AP Stats Home
Comparing Distributions of a Quantitative Variable
When analyzing quantitative data, it is often necessary to compare the distributions of a variable across two or more groups. This allows us to identify similarities, differences, and draw conclusions about the populations from which the samples were drawn. The key to effective comparison lies in a systematic approach, often summarized by acronyms like SOCS (Shape, Outliers, Center, Spread) or CUSS (Center, Unusual Features, Shape, Spread).
1. Visualizing Comparisons
The first step in comparing distributions is to create appropriate graphical displays for each group on the same scale. This enables a direct visual comparison. Common graphs for quantitative variables include:
- Representing a Quantitative Variable with Graphs|Dot plots
- Representing a Quantitative Variable with Graphs|Stem-and-leaf plots
- Graphical Representations of Summary Statistics|Box plots (especially good for multiple groups as they are compact)
- Representing a Quantitative Variable with Graphs|Histograms (ensure consistent bin widths across groups)
Side-by-side box plots are particularly useful for comparing multiple distributions because they clearly show the median, quartiles, and potential outliers for each group, making it easy to compare center and spread.
2. Comparing Key Features (SOCS/CUSS)
When comparing distributions, you must discuss all four key aspects in context, explicitly using comparative language (e.g., “Group A’s median is higher than Group B’s,” “Group C’s spread is wider than Group D’s”).
2.1. Shape
Describe the overall pattern of each distribution.
- Symmetry/Skewness: Is the distribution roughly symmetric, skewed left, or skewed right?
- Modality: Is it unimodal (one peak), bimodal (two peaks), or uniform?
- Other features: Are there any gaps or clusters?
- Example Comparison: “Both distributions are roughly symmetric, but Distribution A appears to have a slight skew to the left, while Distribution B is more symmetric.”

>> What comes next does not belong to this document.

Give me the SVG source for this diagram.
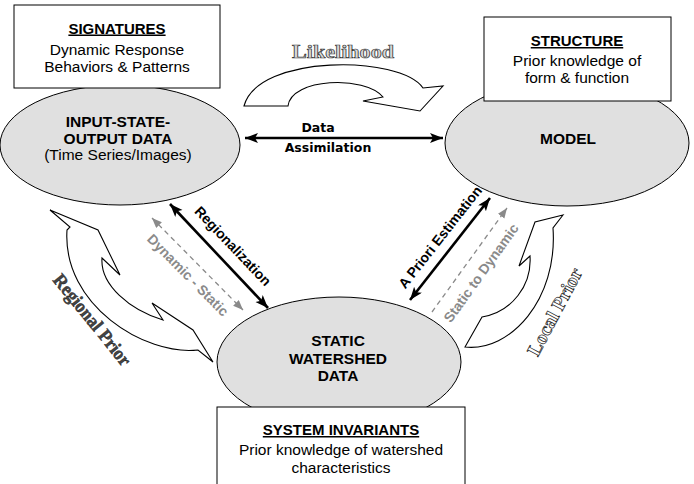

2.2. Outliers / Unusual Features
Identify any individual data points that fall far from the overall pattern of the distribution. These are often highlighted by box plots (as individual dots) or noticeable in histograms/dot plots as values isolated from the main body of data.
- Identifying Outliers: For a box plot, points beyond the fences are considered outliers.
- Lower Fence: $ Q_1 - 1.5 \times IQR $
- Upper Fence: $ Q_3 + 1.5 \times IQR $
- Example Comparison: “Distribution A has no apparent outliers, whereas Distribution B has one high outlier at approximately 150.”
2.3. Center
Compare the typical value of each distribution.
- Median: Use the median when distributions are skewed or contain outliers, as it is resistant to extreme values.
- Mean: Use the mean when distributions are roughly symmetric and do not have significant outliers.
- Example Comparison: “The median value for Group X (approx. 75) is substantially higher than the median for Group Y (approx. 60).”
2.4. Spread
Compare the variability or dispersion of data within each distribution.
- Range: Max - Min. (Sensitive to outliers)
- Interquartile Range (IQR): $ Q_3 - Q_1 $ . (Resistant to outliers, good for skewed data)
- Standard Deviation: Use when distributions are roughly symmetric and without outliers.
- The formula for sample standard deviation is $ s = \sqrt{\frac{1}{n-1} \sum_{i=1}^n (x_i - \bar{x})^2} $ .
- Example Comparison: “The spread of Distribution P (IQR = 20) is much wider than Distribution Q (IQR = 10), indicating more variability in P.”
3. Summary Table for Comparison
A table can summarize the Summary Statistics for a Quantitative Variable|summary statistics for each group, making direct comparison of numerical values easier, but remember to still provide descriptive commentary.
Feature | Group 1 (e.g., Males) | Group 2 (e.g., Females) |
---|---|---|
Shape | Skewed Right | Roughly Symmetric |
Outliers | None | One high outlier (125) |
Center (Median) | 45 | 58 |
Spread (IQR) | 20 | 15 |
4. Context is Key
Always ensure your comparisons are made in the context of the problem. State what the variables represent and what the groups are. Your conclusions should relate back to the original question. When drawing comparisons, use phrases like “Distribution A tends to have higher values than Distribution B,” or “There is more consistency in Group X’s data than in Group Y’s.”